パチンコ革命!!パチンコ業界初!!遊技椅子の導入!
~お客さんが喜んでくれれば、それは必ず売上に反映する~
謹之助 「この改装を期に椅子を導入しようと思うのだ」
社員 「休憩所を作るのですか」
謹之助 「違う。パチンコ台一台ごとに椅子をつけるのだ。お客さんに椅子に腰掛けてもらって、ゆっくりとパチンコを楽しんでもらうんだよ」
社員 「お客さんは喜ぶでしょうが、社長の持論である”スペースの効率化”に反するんじゃないんですか」
謹之助 「たしかにそうだ。座り心地のいい椅子を置けば、それだけスペースを余計にとられることになる。したがって、全体の機械台数は減ることになる。おそらく新しい2店を合わせても450台くらいしか収容できないだろう。スペース効率は確実に落ちる。しかし、お客さんに喜んでもらうことは、それ以上に大切だと思う。お客さんは憩いと安らぎを求めてパチンコをやりにくるんだよ。その目的を考えた場合、立ちン坊でパチンコするのと、椅子に腰掛けてするのとでは、どちらが目的にあっているか言うまでもあるまい。お客さんはきっと喜んでくれるよ。お客さんが喜んでくれれば、それは必ず売上に反映する。台数の減少分くらいは、すぐに取り返せると私は確信している。」
産業文化史「大衆に憩いと安らぎを」(牧野 茂著)より
今回の語り部 : 取締役 営業本部長 / 山口一夫
上記の内容は、1967年、当時のまるみつ中央橋店に、パチンコ業界で初めて遊技椅子を導入した時の導入意図を説明する、樋口謹之助社長(当時)と社員とのやり取りです。
この背景には、長崎市はもちろん、全国でもあまり例をみない、600台規模の増台計画を実現する為に、土地の買収及び増築に着工したことが発端でした。
遊技場組合で急遽作られた台数規制(上限350台)という自主規制により、断念しなければいけないという状況の中、その打開策として考え出された提供価値と言われています。
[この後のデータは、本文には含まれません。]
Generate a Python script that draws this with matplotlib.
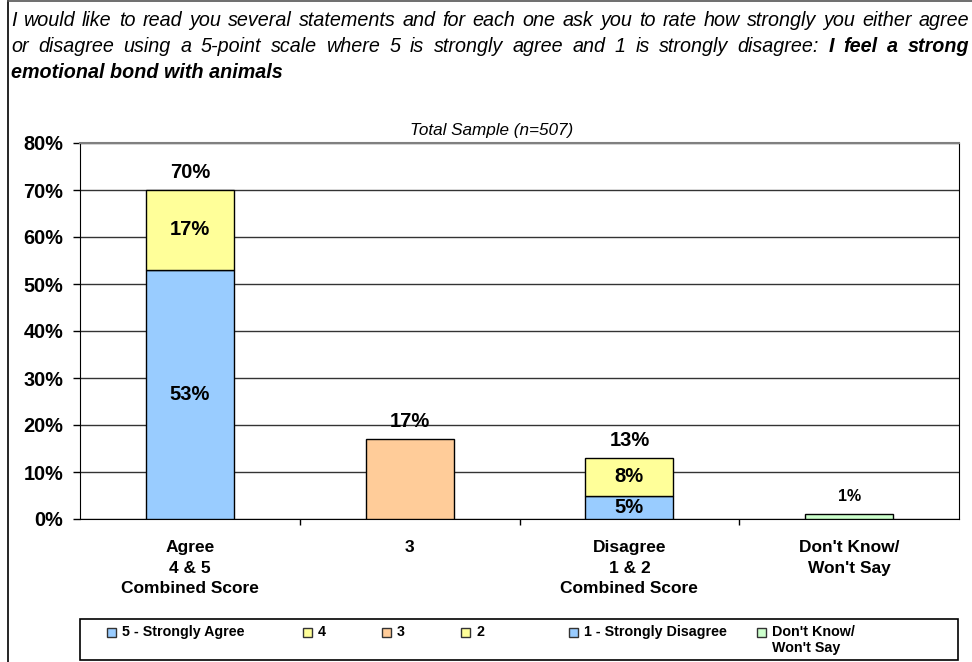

(結果、店舗は壁を設けて2店舗として合計台数450台でスタートしました)
当時、日本は高度経済成長期の真っ只中で、国民の所得も年々高まり、団塊の世代が大人へと成長していく、活気に満ちた時代でありました。その頃の業界の台数規模の常識は、150台~250台で、増台前のまるみつ中央橋店も230台でした。時代背景から考えると、これは、明らかに需要に対する遊技台の供給不足であり、多くのパチンコ店舗は、それを利用して、高い利益を手にする商売を行っていた時代でした。
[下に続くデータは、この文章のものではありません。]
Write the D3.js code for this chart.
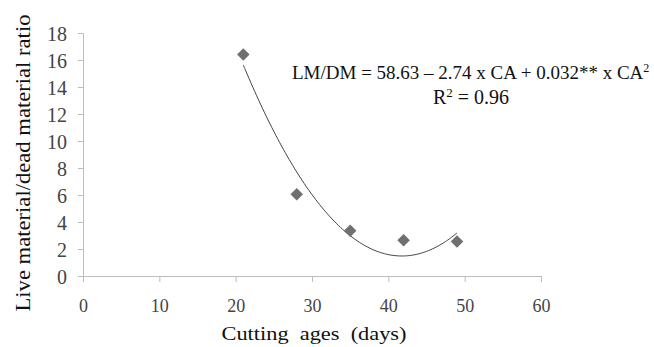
<!DOCTYPE html>
<html>
<head>
<meta charset="utf-8">
<script src="https://cdn.jsdelivr.net/npm/d3@7/dist/d3.min.js"></script>
<style>
  body { margin: 0; background: #fff; }
  svg { display: block; font-family: "Liberation Serif", "Times New Roman", serif; }
</style>
</head>
<body>
<div class="chart"></div>
<script>
// DATA
var cuttingAges = [21, 28, 35, 42, 49];
var ratios = [16.4, 6.05, 3.35, 2.65, 2.55];
var xTicks = [0, 10, 20, 30, 40, 50, 60];
var yTicks = [0, 2, 4, 6, 8, 10, 12, 14, 16, 18];

var width = 654, height = 347;

var svg = d3.select('.chart').append('svg')
  .attr('width', width)
  .attr('height', height);

// SCALES
var x = d3.scaleLinear().domain([0, 60]).range([83, 541]);
var y = d3.scaleLinear().domain([0, 18]).range([276, 33]);

// AXES
var yAxis = svg.append('g')
  .attr('transform', 'translate(' + x(0) + ',0)')
  .call(d3.axisLeft(y).tickValues(yTicks).tickSize(5).tickPadding(11));

var xAxis = svg.append('g')
  .attr('transform', 'translate(0,' + y(0) + ')')
  .call(d3.axisBottom(x).tickValues(xTicks).tickSize(6).tickPadding(17));

svg.selectAll('g').attr('font-family', null);
svg.selectAll('.domain').attr('stroke', '#bdbdbd');
svg.selectAll('.tick line').attr('stroke', '#bdbdbd');
svg.selectAll('.tick text')
  .attr('fill', '#444')
  .style('font-family', '"Liberation Serif", serif');
yAxis.selectAll('.tick text').style('font-size', '20px').attr('dy', '0.36em');
xAxis.selectAll('.tick text').style('font-size', '18px');

// TREND LINE - least squares quadratic fit of the points (like the spreadsheet trendline)
var fitQuad = function (xs, ys) {
  var n = xs.length, s = [0, 0, 0, 0, 0], t = [0, 0, 0];
  for (var i = 0; i < n; i++) {
    for (var k = 0; k < 5; k++) s[k] += Math.pow(xs[i], k);
    for (var j = 0; j < 3; j++) t[j] += ys[i] * Math.pow(xs[i], j);
  }
  // solve 3x3 normal equations
  var m = [[s[0], s[1], s[2], t[0]], [s[1], s[2], s[3], t[1]], [s[2], s[3], s[4], t[2]]];
  for (var c = 0; c < 3; c++) {
    for (var r = c + 1; r < 3; r++) {
      var f = m[r][c] / m[c][c];
      for (var q = c; q < 4; q++) m[r][q] -= f * m[c][q];
    }
  }
  var coef = [0, 0, 0];
  for (var r2 = 2; r2 >= 0; r2--) {
    var sum = m[r2][3];
    for (var q2 = r2 + 1; q2 < 3; q2++) sum -= m[r2][q2] * coef[q2];
    coef[r2] = sum / m[r2][r2];
  }
  return coef;
};
var coef = fitQuad(cuttingAges, ratios);
var curveX = d3.range(cuttingAges[0], cuttingAges[cuttingAges.length - 1] + 0.01, 0.25);

svg.append('path')
  .datum(curveX)
  .attr('fill', 'none')
  .attr('stroke', '#444')
  .attr('stroke-width', 1)
  .attr('d', d3.line()
    .x(function (d) { return x(d); })
    .y(function (d) { return y(coef[0] + coef[1] * d + coef[2] * d * d); })
    .curve(d3.curveBasis));

// POINTS
svg.selectAll('.pt')
  .data(cuttingAges)
  .enter()
  .append('path')
  .attr('class', 'pt')
  .attr('d', d3.symbol().type(d3.symbolDiamond2).size(100))
  .attr('transform', function (d, i) { return 'translate(' + x(d) + ',' + y(ratios[i]) + ')'; })
  .attr('fill', '#707070');

// EQUATION
var eq = svg.append('text')
  .attr('x', 292)
  .attr('y', 79)
  .attr('fill', '#111')
  .style('font-size', '19px');
eq.append('tspan').text('LM/DM = 58.63 \u2013 2.74 x CA + 0.032** x CA');
eq.append('tspan').attr('dy', -7).style('font-size', '12px').text('2');

var r2 = svg.append('text')
  .attr('x', 433)
  .attr('y', 104)
  .attr('fill', '#111')
  .style('font-size', '20px');
r2.append('tspan').text('R');
r2.append('tspan').attr('dy', -7).style('font-size', '13px').text('2');
r2.append('tspan').attr('dy', 7).text(' = 0.96');

// AXIS TITLES
svg.append('text')
  .attr('transform', 'translate(30,163) rotate(-90)')
  .attr('text-anchor', 'middle')
  .attr('fill', '#111')
  .attr('textLength', 297)
  .attr('lengthAdjust', 'spacingAndGlyphs')
  .style('font-size', '22px')
  .text('Live material/dead material ratio');

svg.append('text')
  .attr('x', 314)
  .attr('y', 340)
  .attr('text-anchor', 'middle')
  .attr('fill', '#111')
  .attr('textLength', 185)
  .attr('lengthAdjust', 'spacingAndGlyphs')
  .style('font-size', '18px')
  .style('white-space', 'pre')
  .text('Cutting  ages  (days)');
</script>
</body>
</html>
この、まるみつ中央橋店での試みには、謹之助社長がパチンコ遊技者に対し、来店欲求を高める、2つの価値を提供しようとしていたことが伺えます。
一つは、増台により遊技台の供給不足を解消して、空いている遊技台しか遊べないというお客様の不満に対して、「遊技台選択肢を増やす」という価値の提供です。
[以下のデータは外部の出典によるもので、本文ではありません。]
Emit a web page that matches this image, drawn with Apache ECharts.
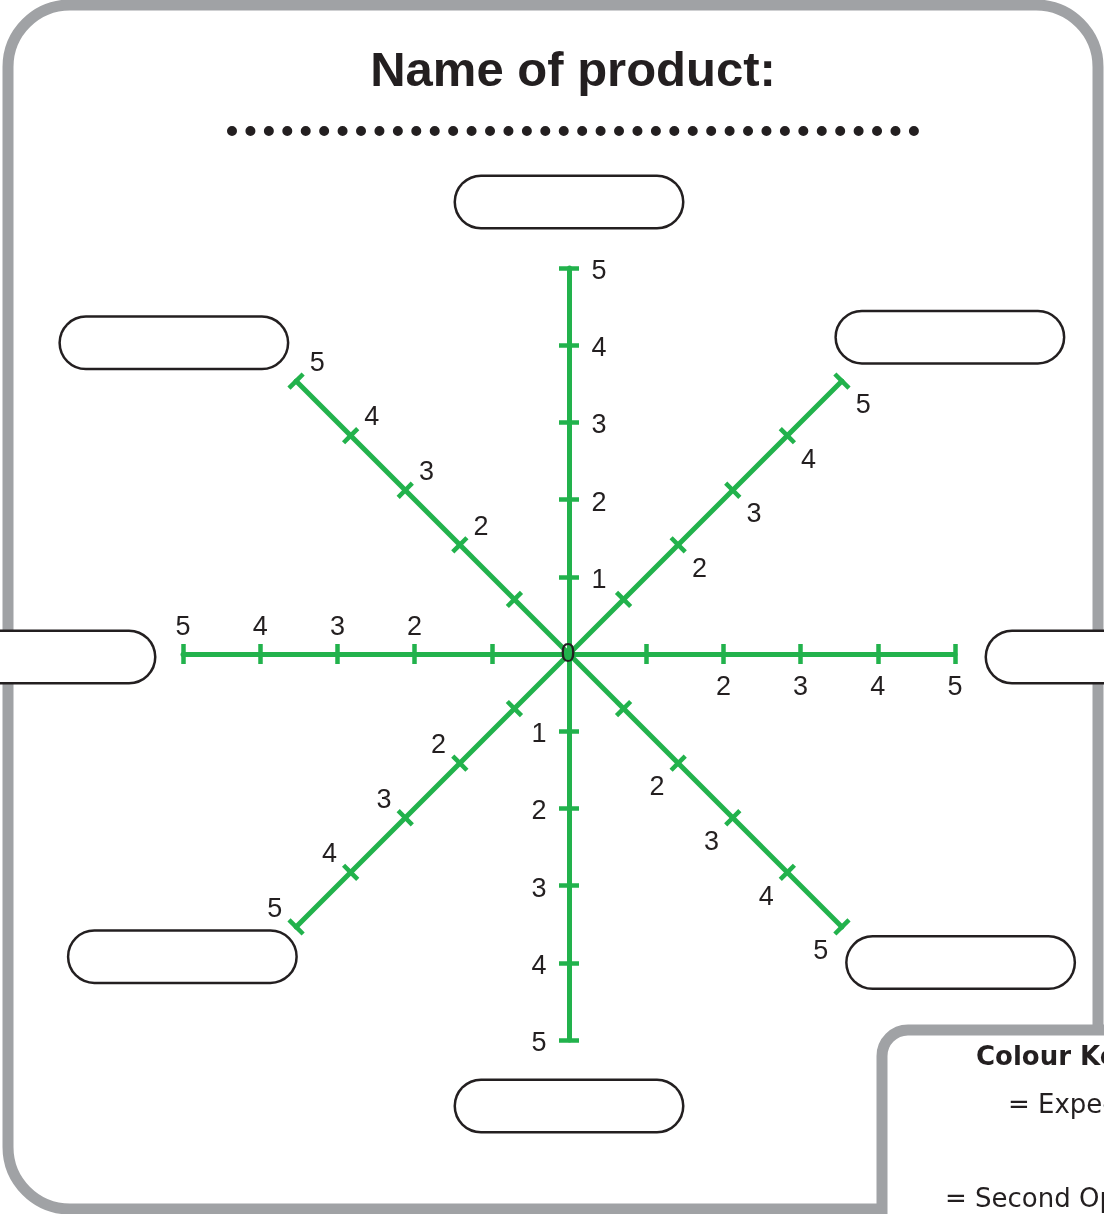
<!DOCTYPE html>
<html>
<head>
<meta charset="utf-8">
<script src="https://cdn.jsdelivr.net/npm/echarts@6/dist/echarts.min.js"></script>
<style>
html,body{margin:0;padding:0;background:#fff;}
#chart{width:1104px;height:1214px;}
</style>
</head>
<body>
<div id="chart"></div>
<script>
// ---- data ----
var title = 'Name of product:';
var indicatorNames = ['', '', '', '', '', '', '', ''];  // blank name boxes, top then counter-clockwise
var scaleMin = 0;
var scaleMax = 5;
var tickValues = [1, 2, 3, 4, 5];
var labelsVertical = [1, 2, 3, 4, 5];
var labelsOther = [2, 3, 4, 5];
var centerLabel = '0';
var seriesNames = ['Expected', 'Second Opinion'];
var expectedValues = [];
var secondOpinionValues = [];
var keyTitle = 'Colour Key';

// ---- styling / layout ----
var GREEN = '#22b24c';
var INK = '#231f20';
var FRAME = '#a0a2a5';
var LABEL_FONT = 'Liberation Sans';

var nameLayout = [
  {gap: 40, align: 'center', va: 'bottom', pad: [0, 0, 1, 0]},
  {gap: 13, align: 'right', va: 'bottom', pad: [0, 0, 4, 0]},
  {gap: 29, align: 'right', va: 'middle', pad: [6, 0, 0, 0]},
  {gap: 1,  align: 'right', va: 'top', pad: [4, 0, 0, 0]},
  {gap: 40, align: 'center', va: 'top', pad: [1, 0, 0, 0]},
  {gap: 8, align: 'left', va: 'top', pad: [5, 0, 0, 0]},
  {gap: 32, align: 'left', va: 'middle', pad: [6, 0, 0, 0]},
  {gap: -10, align: 'left', va: 'bottom', pad: [0, 0, 26, 2]}
];

function buildIndicators(withNames) {
  return indicatorNames.map(function (n, i) {
    var vertical = (i === 0 || i === 4);
    var ind = {name: n, min: scaleMin, max: scaleMax};
    if (withNames) {
      ind.nameGap = nameLayout[i].gap;
      ind.nameTextStyle = {
        align: nameLayout[i].align,
        verticalAlign: nameLayout[i].va,
        padding: nameLayout[i].pad
      };
      ind.axisLabel = {
        customValues: vertical ? labelsVertical : labelsOther
      };
    }
    return ind;
  });
}

var center = [569, 654];
var radius = 386;

var radarBase = {
  center: center,
  radius: radius,
  startAngle: 90,
  splitNumber: 5,
  shape: 'polygon',
  splitLine: {show: false},
  splitArea: {show: false}
};

var option = {
  backgroundColor: '#ffffff',
  animation: false,
  radar: [
    Object.assign({}, radarBase, {
      indicator: buildIndicators(true),
      axisName: {
        show: true,
        color: INK,
        formatter: function (name) { return '{box|' + (name || ' ') + '}'; },
        rich: {
          box: {
            width: 226,
            height: 50,
            backgroundColor: '#ffffff',
            borderColor: INK,
            borderWidth: 2.5,
            borderRadius: 26,
            fontSize: 14,
            color: INK,
            align: 'center'
          }
        }
      },
      axisLine: {show: true, lineStyle: {color: GREEN, width: 5}},
      axisTick: {show: true, customValues: tickValues, length: 10, lineStyle: {color: GREEN, width: 4.5}},
      axisLabel: {
        show: true,
        customValues: labelsOther,
        margin: -30,
        align: 'center',
        verticalAlign: 'middle',
        color: INK,
        fontFamily: LABEL_FONT,
        fontSize: 27,
        formatter: function (v) { return '{n|' + v + '}'; },
        rich: {
          n: {
            padding: [7, 0, 0, 0],
            color: INK,
            fontFamily: LABEL_FONT,
            fontSize: 27
          }
        }
      }
    }),
    Object.assign({}, radarBase, {
      indicator: buildIndicators(false),
      axisName: {show: false},
      axisLine: {show: false},
      axisTick: {show: true, inside: true, customValues: tickValues, length: -10, lineStyle: {color: GREEN, width: 4.5}},
      axisLabel: {show: false}
    })
  ],
  series: [
    {type: 'radar', name: seriesNames[0], radarIndex: 0, data: expectedValues.length ? [{value: expectedValues}] : []},
    {type: 'radar', name: seriesNames[1], radarIndex: 0, data: secondOpinionValues.length ? [{value: secondOpinionValues}] : []}
  ],
  graphic: [
    {type: 'rect', z: -10, silent: true,
     shape: {x: 8, y: 5, width: 1090, height: 1204, r: 62},
     style: {fill: '#ffffff', stroke: FRAME, lineWidth: 11}},
    {type: 'rect', z: -9, silent: true,
     shape: {x: 882, y: 1030, width: 420, height: 300, r: 26},
     style: {fill: '#ffffff', stroke: FRAME, lineWidth: 11}},
    {type: 'text', z: 10, silent: true, x: 573, y: 72,
     style: {text: title, fill: INK, font: 'bold 49px "Liberation Sans"', align: 'center', verticalAlign: 'middle'}},
    {type: 'line', z: 10, silent: true,
     shape: {x1: 232, y1: 131, x2: 914, y2: 131},
     style: {stroke: INK, lineWidth: 10, lineCap: 'round', lineDash: [0, 18.43]}},
    {type: 'text', z: 10, silent: true, x: center[0] - 1, y: center[1] + 1,
     style: {text: centerLabel, fill: INK, font: '27px "Liberation Sans"', align: 'center', verticalAlign: 'middle'}},
    {type: 'text', z: 10, silent: true, x: 976, y: 1058,
     style: {text: keyTitle, fill: INK, font: 'bold 26px "DejaVu Sans"', align: 'left', verticalAlign: 'middle'}},
    {type: 'text', z: 10, silent: true, x: 1008, y: 1106,
     style: {text: '= ' + seriesNames[0], fill: INK, font: '26px "DejaVu Sans"', align: 'left', verticalAlign: 'middle'}},
    {type: 'text', z: 10, silent: true, x: 945, y: 1200,
     style: {text: '= ' + seriesNames[1], fill: INK, font: '26px "DejaVu Sans"', align: 'left', verticalAlign: 'middle'}}
  ]
};

var chart = echarts.init(document.getElementById('chart'), null, {renderer: 'canvas'});
chart.setOption(option);
</script>
</body>
</html>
もう一つは、椅子導入により、心身ともに疲れる「立ちパチンコ」の、遊技金額だけでなく時間にも制限を課した遊びになっている事に対する、「余暇時間を延ばす」という価値の提供です。
もっとゆったりと快適に、遊技時間を楽しめる環境を提供したいという思いが伺えます。
※業界で初めて遊技椅子を取り入れた店内の様子
私は、この2つの価値は、一つの提案がダメになったから考えられた打開策ではなく、それまでの業界の店舗都合の提供商品に違和感を持っていた、謹之助社長の以前から考えていた提供価値だったのではないかと考えます。
このように、謹之助社長は、社会の情勢、お客様の動向から、新たな価値を創造し、提供する事で顧客創造を実現していたのです。
それは、今ある手段の選択ではなく、業界の常識の枠を突き抜けたもので、お客様もまだ気づいていない、潜在的欲求に応えるものでありました。
その思考の本質には、常に「お客様の喜びを考え続ける」という信念があると私は考えます。
パチンコ業界は今年(2021年)の秋、業界にイノベーションを起こすと言われる「スマートパチンコ」が登場します。それは、22年23年が、現在の減り続けている参加人口と、閉塞感漂うパチンコ業界に活気と明るさをもたらす、ターニングポイントとなると考えます。
まだ、完成品まで時間を、必要とすると思いますが、これまでのパチンコ店からは想像もできない新たな価値を提供しやすい遊技台が出現する可能性があります。
その時お客様は「え!これがパチンコ店?」と発するような店舗内空間と、ITを駆使した新しい遊技スタイルを体感することになると思います。
パチンコ遊技者のパチンコ店への来店ニーズを実現する手段が大きく変わります。また変えられるパチンコ台が開発されます。
我々は、この変革のチャンスを、お客様創造にどのようにつなげていくのか問われています。これまでのパチンコ店への来店ニーズに、新しいニーズを加えて、対象人口の90%と言われているノンユーザーの皆様に、新しい価値を提供できる、数少ないチャンスが訪れます。
もう一度言います。視点を5年先のお客様の欲求に置き、「お客様が、今 欲しいのは、これではないですか?」といえる、新しい来店ニーズを開発することが「ひぐちグループ」のDNAを承継することになると考えます。